The custom began to be introduced among the scholars of expending great sums on the adornment of their books with gilt letters and fantastic illuminations, and writers of the time complain of the extravagant sums thus dissipated. Thus Odofred speaks of a certain gentleman who sent his son to Paris, giving him an annual allowance of 100 livres. “What does he do? Why, he has his books ornamented with gold initials and strange monsters, and has a new pair of boots every Saturday.” The mention of these literary trades leads me to speak of what we may call the great festival day of the trades in general, and of the scholars and booksellers in particular.
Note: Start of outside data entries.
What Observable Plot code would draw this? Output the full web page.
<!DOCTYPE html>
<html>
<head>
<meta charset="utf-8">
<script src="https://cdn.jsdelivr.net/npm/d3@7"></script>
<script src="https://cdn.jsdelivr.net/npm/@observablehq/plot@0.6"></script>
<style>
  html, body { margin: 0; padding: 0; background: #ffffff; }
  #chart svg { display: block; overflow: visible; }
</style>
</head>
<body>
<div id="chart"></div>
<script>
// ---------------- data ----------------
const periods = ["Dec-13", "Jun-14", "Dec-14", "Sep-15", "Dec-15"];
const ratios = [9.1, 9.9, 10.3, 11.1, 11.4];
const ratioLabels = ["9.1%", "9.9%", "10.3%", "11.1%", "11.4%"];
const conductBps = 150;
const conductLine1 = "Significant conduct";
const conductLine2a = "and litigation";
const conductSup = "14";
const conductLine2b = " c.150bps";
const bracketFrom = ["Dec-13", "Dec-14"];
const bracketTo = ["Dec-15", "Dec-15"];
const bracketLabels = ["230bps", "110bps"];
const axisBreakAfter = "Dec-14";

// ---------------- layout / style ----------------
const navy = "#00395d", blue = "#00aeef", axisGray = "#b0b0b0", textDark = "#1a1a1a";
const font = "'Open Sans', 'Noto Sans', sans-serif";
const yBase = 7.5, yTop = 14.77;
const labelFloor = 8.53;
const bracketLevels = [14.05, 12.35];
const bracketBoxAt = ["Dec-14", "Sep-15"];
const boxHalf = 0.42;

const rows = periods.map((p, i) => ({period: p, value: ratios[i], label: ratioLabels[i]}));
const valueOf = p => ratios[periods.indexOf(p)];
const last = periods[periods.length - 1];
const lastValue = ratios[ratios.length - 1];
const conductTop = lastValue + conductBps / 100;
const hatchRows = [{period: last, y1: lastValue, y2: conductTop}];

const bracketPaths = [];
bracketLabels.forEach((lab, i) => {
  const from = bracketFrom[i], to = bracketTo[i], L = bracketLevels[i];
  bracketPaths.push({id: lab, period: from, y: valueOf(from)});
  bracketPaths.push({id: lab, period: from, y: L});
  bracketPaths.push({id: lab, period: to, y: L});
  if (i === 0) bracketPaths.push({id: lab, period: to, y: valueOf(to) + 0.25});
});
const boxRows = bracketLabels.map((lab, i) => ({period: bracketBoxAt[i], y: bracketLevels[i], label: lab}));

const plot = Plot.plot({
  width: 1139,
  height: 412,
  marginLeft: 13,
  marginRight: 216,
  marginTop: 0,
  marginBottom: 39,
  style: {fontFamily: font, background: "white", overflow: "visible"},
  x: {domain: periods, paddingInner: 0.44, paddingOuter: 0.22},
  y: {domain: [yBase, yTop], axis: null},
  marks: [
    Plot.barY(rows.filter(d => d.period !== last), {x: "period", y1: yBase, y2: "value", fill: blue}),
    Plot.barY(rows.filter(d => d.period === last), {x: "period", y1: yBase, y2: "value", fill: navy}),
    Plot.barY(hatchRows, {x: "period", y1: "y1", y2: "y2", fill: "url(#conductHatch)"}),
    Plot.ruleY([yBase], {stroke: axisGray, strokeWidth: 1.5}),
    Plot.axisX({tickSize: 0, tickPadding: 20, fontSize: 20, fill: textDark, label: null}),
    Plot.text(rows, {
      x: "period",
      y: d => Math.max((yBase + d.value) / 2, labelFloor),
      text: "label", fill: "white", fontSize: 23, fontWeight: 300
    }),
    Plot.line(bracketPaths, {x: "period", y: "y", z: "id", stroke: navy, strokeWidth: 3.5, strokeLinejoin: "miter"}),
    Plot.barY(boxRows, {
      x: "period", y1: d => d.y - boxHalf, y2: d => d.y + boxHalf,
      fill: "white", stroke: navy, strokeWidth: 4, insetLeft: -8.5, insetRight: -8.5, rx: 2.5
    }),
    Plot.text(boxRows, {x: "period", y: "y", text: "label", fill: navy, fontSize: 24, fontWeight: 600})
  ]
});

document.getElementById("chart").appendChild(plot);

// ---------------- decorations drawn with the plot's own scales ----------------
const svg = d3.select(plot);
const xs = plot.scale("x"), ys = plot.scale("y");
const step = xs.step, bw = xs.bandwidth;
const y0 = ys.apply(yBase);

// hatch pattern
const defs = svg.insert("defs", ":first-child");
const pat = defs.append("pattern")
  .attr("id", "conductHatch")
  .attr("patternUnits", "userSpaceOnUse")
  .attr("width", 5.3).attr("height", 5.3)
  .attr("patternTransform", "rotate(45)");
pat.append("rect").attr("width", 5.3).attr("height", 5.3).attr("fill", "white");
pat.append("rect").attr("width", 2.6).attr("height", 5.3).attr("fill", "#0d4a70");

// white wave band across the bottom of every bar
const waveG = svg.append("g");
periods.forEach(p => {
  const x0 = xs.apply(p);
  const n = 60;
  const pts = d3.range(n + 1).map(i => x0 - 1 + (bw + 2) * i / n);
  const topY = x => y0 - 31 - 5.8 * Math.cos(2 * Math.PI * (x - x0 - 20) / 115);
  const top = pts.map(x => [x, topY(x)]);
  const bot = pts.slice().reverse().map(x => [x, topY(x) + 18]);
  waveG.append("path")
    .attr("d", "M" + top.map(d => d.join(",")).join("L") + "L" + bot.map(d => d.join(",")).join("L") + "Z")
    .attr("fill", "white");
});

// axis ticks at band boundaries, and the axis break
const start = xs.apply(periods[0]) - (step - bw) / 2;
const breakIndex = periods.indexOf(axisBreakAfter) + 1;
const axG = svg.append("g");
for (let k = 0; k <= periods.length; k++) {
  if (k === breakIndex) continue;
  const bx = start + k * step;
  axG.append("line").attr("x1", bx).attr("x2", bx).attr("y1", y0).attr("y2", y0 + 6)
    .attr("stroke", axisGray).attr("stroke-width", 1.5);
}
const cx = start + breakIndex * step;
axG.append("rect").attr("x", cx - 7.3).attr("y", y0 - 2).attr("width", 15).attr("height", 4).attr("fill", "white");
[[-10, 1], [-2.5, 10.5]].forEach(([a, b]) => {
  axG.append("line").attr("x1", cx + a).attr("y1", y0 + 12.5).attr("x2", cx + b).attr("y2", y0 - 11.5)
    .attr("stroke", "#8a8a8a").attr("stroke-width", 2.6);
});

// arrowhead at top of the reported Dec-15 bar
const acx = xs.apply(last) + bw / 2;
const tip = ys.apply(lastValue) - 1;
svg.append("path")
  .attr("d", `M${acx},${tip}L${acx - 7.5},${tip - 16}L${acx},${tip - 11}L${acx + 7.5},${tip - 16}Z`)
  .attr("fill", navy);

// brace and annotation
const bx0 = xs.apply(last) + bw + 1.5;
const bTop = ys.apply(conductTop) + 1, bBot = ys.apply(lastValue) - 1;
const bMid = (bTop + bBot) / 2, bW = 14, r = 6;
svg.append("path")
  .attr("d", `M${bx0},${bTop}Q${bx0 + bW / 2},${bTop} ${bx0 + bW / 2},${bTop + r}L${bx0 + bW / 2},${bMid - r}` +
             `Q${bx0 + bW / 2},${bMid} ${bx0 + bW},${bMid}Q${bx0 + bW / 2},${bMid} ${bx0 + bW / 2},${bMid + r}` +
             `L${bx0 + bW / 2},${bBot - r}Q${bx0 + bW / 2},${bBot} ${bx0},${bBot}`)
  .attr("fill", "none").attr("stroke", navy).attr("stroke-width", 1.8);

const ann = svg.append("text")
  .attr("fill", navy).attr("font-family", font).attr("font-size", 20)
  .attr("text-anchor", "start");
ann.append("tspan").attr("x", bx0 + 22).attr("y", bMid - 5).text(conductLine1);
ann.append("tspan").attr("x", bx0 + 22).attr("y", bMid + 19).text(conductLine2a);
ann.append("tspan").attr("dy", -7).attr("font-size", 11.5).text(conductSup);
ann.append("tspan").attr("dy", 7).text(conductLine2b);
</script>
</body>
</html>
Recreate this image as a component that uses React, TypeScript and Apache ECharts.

Who has not heard of the great fair of St. Denis, the Landit, as it was called, originally held to enable the Bishop of Paris to display the relics preserved in the abbey to those devout multitudes whose numbers, being too great for any church to contain them, rendered it necessary to assemble them in the open fields? A French poet describes this fair as he beheld it at the close of the twelfth century, crowded with tailors, furriers, linendrapers, leather-sellers, shoemakers, cutlers, corn-merchants, jewellers, and goldsmiths. The enumeration of all the trades at last passes his powers, and he begs his readers to excuse his completing the catalogue. And what has this to do with the university? it may be asked. Much, for thither also flocked the sellers of parchment. The rector of the university went there in state to choose the best article which the fair produced; nay, what is more, all dealers in parchment were forbidden by royal edict to purchase any on the first day of the fair, until the merchants of the king and the bishop, and the masters and scholars of the university, had laid in their yearly provision. This going of the rector to the Landit was the grand annual holiday. He was attended by all the masters and scholars on horseback, and not unfrequently, says Lebœuf, in his “History of the Diocese of Paris,” this expedition was the occasion of many falling sick, through heat and fatigue, especially the youngsters.